### Records for the task
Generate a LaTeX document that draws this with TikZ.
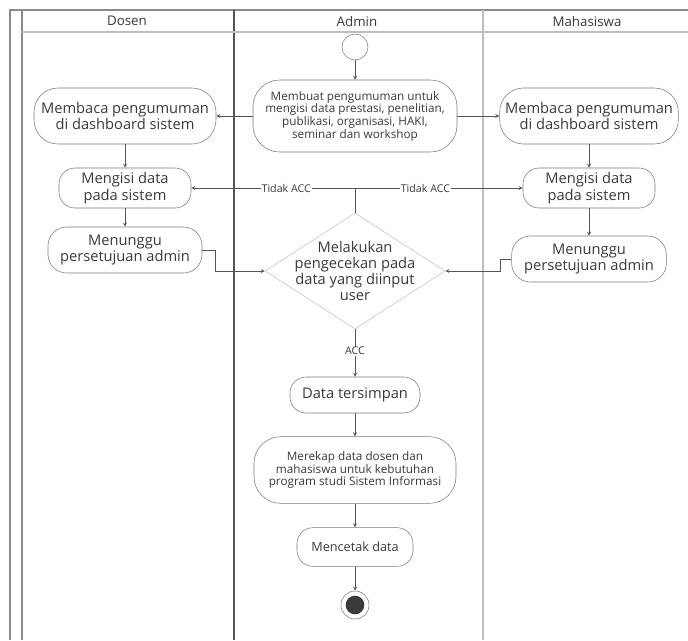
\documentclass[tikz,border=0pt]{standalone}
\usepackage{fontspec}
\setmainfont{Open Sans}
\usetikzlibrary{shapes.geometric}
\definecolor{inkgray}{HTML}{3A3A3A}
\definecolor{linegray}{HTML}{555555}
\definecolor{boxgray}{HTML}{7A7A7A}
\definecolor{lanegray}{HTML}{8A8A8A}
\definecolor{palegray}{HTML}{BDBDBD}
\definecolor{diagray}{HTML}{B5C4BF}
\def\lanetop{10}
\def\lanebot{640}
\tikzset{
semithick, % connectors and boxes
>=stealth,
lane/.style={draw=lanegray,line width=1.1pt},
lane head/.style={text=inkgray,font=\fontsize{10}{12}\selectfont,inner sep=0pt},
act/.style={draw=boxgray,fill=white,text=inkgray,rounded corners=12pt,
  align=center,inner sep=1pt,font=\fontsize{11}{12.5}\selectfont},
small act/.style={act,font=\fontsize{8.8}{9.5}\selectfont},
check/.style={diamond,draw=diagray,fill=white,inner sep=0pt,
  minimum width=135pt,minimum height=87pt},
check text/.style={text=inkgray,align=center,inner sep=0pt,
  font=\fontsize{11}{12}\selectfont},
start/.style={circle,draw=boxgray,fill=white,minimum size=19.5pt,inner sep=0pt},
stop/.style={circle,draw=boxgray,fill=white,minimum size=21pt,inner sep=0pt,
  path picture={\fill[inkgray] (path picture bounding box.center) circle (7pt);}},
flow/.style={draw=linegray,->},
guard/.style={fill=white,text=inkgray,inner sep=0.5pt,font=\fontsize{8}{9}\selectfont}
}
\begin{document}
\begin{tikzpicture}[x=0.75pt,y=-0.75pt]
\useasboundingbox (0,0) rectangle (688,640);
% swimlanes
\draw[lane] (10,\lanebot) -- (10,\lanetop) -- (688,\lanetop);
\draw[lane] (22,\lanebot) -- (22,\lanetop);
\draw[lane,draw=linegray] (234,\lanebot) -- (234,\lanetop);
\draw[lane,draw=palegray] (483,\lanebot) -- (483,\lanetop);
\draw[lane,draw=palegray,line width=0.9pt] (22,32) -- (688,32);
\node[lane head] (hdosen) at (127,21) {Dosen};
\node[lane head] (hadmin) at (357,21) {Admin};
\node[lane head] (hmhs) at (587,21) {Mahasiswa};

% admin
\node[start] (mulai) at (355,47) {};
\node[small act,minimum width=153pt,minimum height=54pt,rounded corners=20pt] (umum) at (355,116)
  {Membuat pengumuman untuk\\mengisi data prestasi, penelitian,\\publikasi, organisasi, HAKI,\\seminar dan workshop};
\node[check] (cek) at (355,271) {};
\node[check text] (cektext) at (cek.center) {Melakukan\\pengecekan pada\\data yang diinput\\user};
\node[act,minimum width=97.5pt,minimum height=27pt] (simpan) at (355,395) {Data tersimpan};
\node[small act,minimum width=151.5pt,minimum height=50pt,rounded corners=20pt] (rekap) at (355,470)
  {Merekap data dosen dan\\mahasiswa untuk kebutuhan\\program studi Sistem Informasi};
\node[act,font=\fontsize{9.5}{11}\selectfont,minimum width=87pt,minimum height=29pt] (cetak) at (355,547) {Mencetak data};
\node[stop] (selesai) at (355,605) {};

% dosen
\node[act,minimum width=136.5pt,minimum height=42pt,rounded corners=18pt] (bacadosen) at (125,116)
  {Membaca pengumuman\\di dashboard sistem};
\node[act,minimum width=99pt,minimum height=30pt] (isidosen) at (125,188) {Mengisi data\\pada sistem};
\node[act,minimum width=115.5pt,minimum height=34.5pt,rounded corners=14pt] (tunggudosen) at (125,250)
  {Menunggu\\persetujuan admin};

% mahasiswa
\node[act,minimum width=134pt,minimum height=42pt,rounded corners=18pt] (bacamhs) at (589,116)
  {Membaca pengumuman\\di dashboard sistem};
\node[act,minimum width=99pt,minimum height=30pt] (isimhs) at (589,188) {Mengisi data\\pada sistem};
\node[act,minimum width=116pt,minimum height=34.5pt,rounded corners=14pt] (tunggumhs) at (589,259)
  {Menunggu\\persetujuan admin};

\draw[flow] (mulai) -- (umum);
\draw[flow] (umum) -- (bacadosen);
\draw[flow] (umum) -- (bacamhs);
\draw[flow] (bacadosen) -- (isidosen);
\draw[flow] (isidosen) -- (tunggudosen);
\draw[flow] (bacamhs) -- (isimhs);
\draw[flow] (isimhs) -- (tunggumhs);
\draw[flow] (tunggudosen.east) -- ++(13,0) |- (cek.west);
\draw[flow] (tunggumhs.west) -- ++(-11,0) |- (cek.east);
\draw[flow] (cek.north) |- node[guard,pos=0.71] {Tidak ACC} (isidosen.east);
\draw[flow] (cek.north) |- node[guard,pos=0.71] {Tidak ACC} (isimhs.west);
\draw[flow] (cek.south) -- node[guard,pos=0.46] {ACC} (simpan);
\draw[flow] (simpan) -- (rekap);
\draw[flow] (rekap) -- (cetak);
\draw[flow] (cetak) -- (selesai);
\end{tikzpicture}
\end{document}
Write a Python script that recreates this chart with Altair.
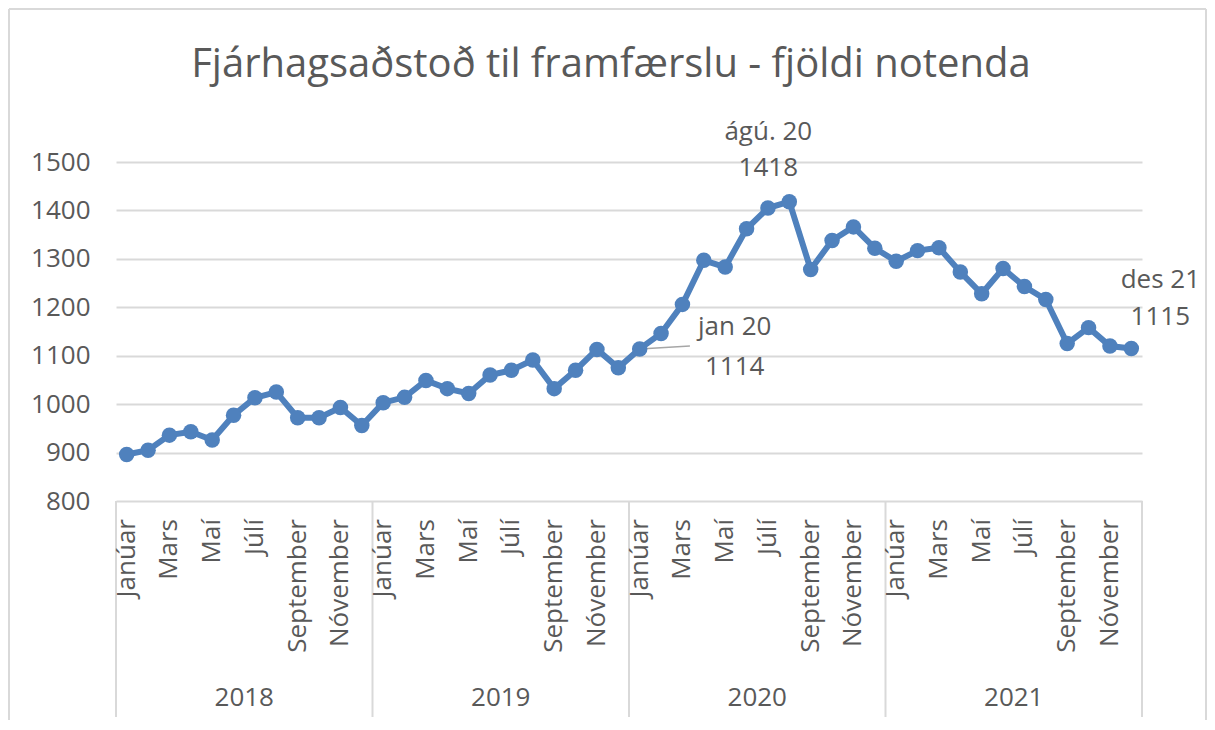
######
## To be done
Gather from the records above every line containing the string "this".

## Correct answer
Generate a LaTeX document that draws this with TikZ.
Write a Python script that recreates this chart with Altair.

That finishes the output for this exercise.